Quantos anos tens? Quantos quilómetros fazes até à escola? A que horas te levantas? Quantos irmãos tens? O que é que queres ser quando fores grande? Foram várias as crianças que responderam “não”, “não sei” ou encolheram os ombros. Não é má vontade, é falta de festas de aniversário a marcarem a passagem dos anos, é falta de conta-quilómetros nos pés, é falta de relógios, é falta de precisão na pergunta (irmãos vivos ou mortos? De sangue ou rebocados?) e é falta de uma visão para além do futuro-mais-que-próximo. Para quê fazer planos para metas tão distantes?
Pelas escolas onde andámos parece não existir a idade dos porquês. Crianças que dizem preferir português, geografia ou história às outras disciplinas, não são capazes de explicar a razão das suas preferências. “Porque sim” aqui é resposta. Por vezes penso que a barreira pode ser a língua, mas temos tido professores que fazem traduções para emakhuwa e shimakonde, mas a atitude não muda. Claro que a nossa amostra é muito limitada e encontram-se exceções à regra. Há crianças da escolinha com um discurso mais fluido do que estudantes, já adultos, a caminho da 12ª classe.
Numa conversa com uma criança de 12 anos extremamente embaraçada, cabisbaixa e monossilábica, tive de perguntar ao professor o porquê daquele estado. A resposta foi “É a primeira vez que ele está a falar com um mucunha”. Mucunha é o nome que dão aos brancos. O problema, afinal, começa por ter um marciano no terreno.
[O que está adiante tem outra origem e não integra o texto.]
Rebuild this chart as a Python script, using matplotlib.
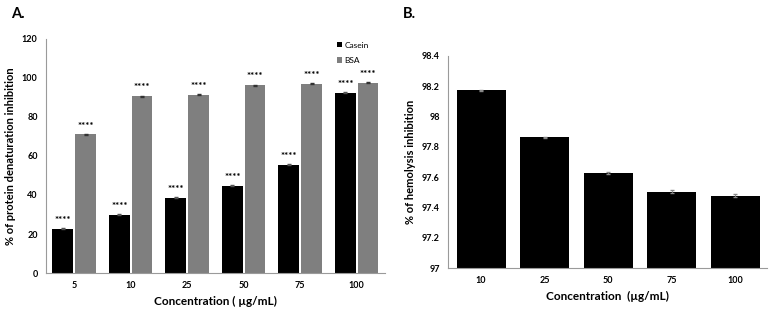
import matplotlib
matplotlib.use("Agg")
import matplotlib.pyplot as plt
import numpy as np

# ── Data ───────────────────────────────────────────────────────────────────
conc_a = ["5", "10", "25", "50", "75", "100"]
casein = [22.7, 29.8, 38.7, 44.7, 55.6, 92.5]
casein_err = [0.3, 0.3, 0.2, 0.2, 0.3, 0.4]
bsa = [71.0, 90.6, 91.3, 96.3, 97.1, 97.6]
bsa_err = [0.3, 0.3, 0.3, 0.2, 0.3, 0.2]
stars = ["****"] * 6

conc_b = ["10", "25", "50", "75", "100"]
hemolysis = [98.174, 97.864, 97.626, 97.505, 97.479]
hemolysis_err = [0.004, 0.004, 0.005, 0.008, 0.007]

plt.rcParams["font.family"] = ["Lato", "DejaVu Sans"]

fig = plt.figure(figsize=(7.73, 3.11), dpi=100)
spine_col = "#9a9a9a"


def style(ax):
    for s in ("top", "right"):
        ax.spines[s].set_visible(False)
    for s in ("left", "bottom"):
        ax.spines[s].set_color(spine_col)
        ax.spines[s].set_linewidth(0.8)
    ax.tick_params(length=0, labelsize=6.5, pad=6)
    for lbl in ax.get_xticklabels() + ax.get_yticklabels():
        lbl.set_fontweight("bold")


# ── Panel A ────────────────────────────────────────────────────────────────
ax1 = fig.add_axes([0.0595, 0.122, 0.4385, 0.753])
x = np.arange(len(conc_a))
w = 0.37
ax1.bar(x - 0.2, casein, w, yerr=casein_err, color="black", label="Casein",
        error_kw=dict(ecolor="#555", elinewidth=0.6, capsize=1.5))
ax1.bar(x + 0.2, bsa, w, yerr=bsa_err, color="#7f7f7f", label="BSA",
        error_kw=dict(ecolor="#333", elinewidth=0.6, capsize=1.5))
for xi, c, b, s in zip(x, casein, bsa, stars):
    ax1.text(xi - 0.2, c + 2.0, s, ha="center", va="bottom", fontsize=7, fontweight="bold")
    ax1.text(xi + 0.2, b + 2.0, s, ha="center", va="bottom", fontsize=7, fontweight="bold")
ax1.set_xlim(-0.5, len(conc_a) - 0.5)
ax1.set_ylim(0, 120)
ax1.set_yticks(range(0, 121, 20))
ax1.set_xticks(x)
ax1.set_xticklabels(conc_a)
style(ax1)
ax1.set_xlabel("Concentration ( µg/mL)", fontsize=8.5, fontweight="bold")
ax1.set_ylabel("% of protein denaturation inhibition", fontsize=8, fontweight="bold")
ax1.legend(loc="upper right", bbox_to_anchor=(0.975, 1.02), frameon=False, fontsize=6,
           handlelength=0.6, handleheight=0.6, handletextpad=0.3, labelspacing=1.0)
fig.text(0.014, 0.955, "A.", fontsize=10.5, fontweight="bold", va="center")

# ── Panel B ────────────────────────────────────────────────────────────────
ax2 = fig.add_axes([0.5796, 0.138, 0.4124, 0.682])
xb = np.arange(len(conc_b))
ax2.bar(xb, hemolysis, 0.77, yerr=hemolysis_err, color="black",
        error_kw=dict(ecolor="#888", elinewidth=0.6, capsize=1.5))
ax2.set_xlim(-0.52, len(conc_b) - 0.5)
ax2.set_ylim(97, 98.4)
ax2.set_yticks([97, 97.2, 97.4, 97.6, 97.8, 98, 98.2, 98.4])
ax2.set_yticklabels(["97", "97.2", "97.4", "97.6", "97.8", "98", "98.2", "98.4"])
ax2.set_xticks(xb)
ax2.set_xticklabels(conc_b)
style(ax2)
ax2.set_xlabel("Concentration  (µg/mL)", fontsize=8.5, fontweight="bold")
ax2.set_ylabel("% of hemolysis inhibition", fontsize=8, fontweight="bold")
fig.text(0.521, 0.955, "B.", fontsize=10.5, fontweight="bold", va="center")

fig.savefig("out.png", dpi=100)
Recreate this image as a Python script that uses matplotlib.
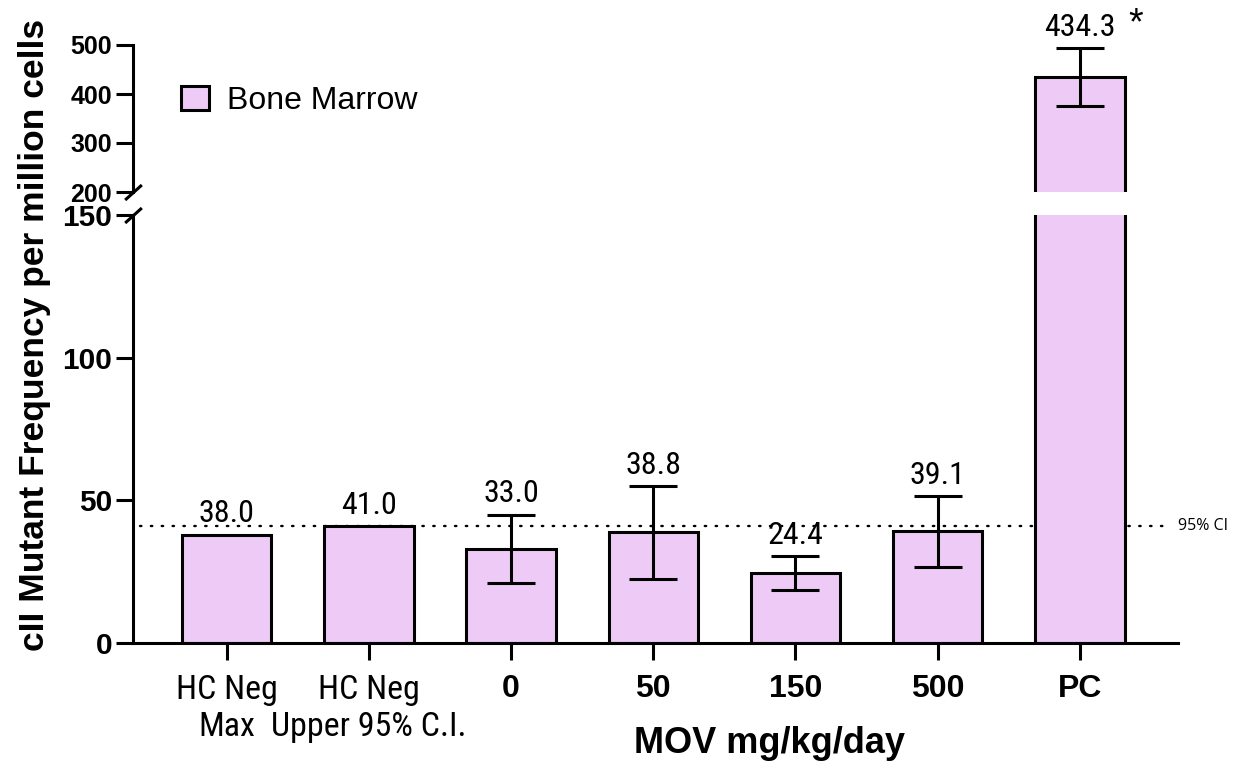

Nesta manhã de quinta-feira fomos visitar a Escola de Teacane. Em Nampula só existe piso de alcatrão na malha mais central da cidade, à medida que nos vamos afastando, as estradas são todas de terra batida com pequenos canyons devido à época de chuvas. A pouco e pouco a estrada começa a deixar de ter barbearias e bancas de reparação de telemóveis e começa a ter um cenário campestre, só com árvores e um conjunto de rochas no horizonte a que deram o nome de cabeça do velho.
Na chegada à escola fomos recebidos pelo professor Hortênsio que nos encaminhou até à sua seleção de alunos para as entrevistas. Um destaque: António, de 19 anos. Quando acabar de estudar quer ser doutor e nos seus tempos livres só faz duas coisas “brincar e chegar o tempo que falta para ir na escola”. Sim, há alunos com relógios alinhados com o toque da escola. Um pormenor: o toque da escola é um círculo de metal (parte de uma jante?) pendurado numa árvore com meio alicate a servir de badalo. Houve ainda tempo para uma oferta vinda dum jogador português, Fernando Varela, que joga no equipa grega PAOK, 16 t-shirts para os jogos de futebol da escola.
De Teacane até à Escola Polivalente de São João Baptista de Marrere foi um pulinho e 437 canyons, sem passar na casa de partida e sem sairmos do distrito de Nampula. O padre Pedro, diretor desta escola que também possui internato, esperava por nós para almoçar. Numa longa mesa com toalha de capulana, serviram-nos um arroz de marisco e todas as opções de bebida, água, sumos de fruta, vinho branco sul-africano e um vinho tinto alentejano de 2013 que, a julgar pelo pó, estava guardado para uma ocasião especial. A Inês Faustino, diretora de programa de Nampula, almoçou connosco e o padre Tobias juntou-se mais tarde. Falou-se de educação, da visita do ministro português da Defesa a Nampula, de piratas informáticos, dos142 apadrinhados Helpo da escola e da importância do ensino técnico-profissional.
Depois do almoço fizemos mais uma ronda de entrevistas, envolvidos pelos livros da biblioteca. Wilson, de 17 anos, veio com a mãe. Está na 10ª classe vai seguir medicina. Mais à frente diz que quer ser marinheiro, apesar da mãe nos garantir que ele não sabe nadar. Marinheiro porquê? Encolheu os ombros e sorriu.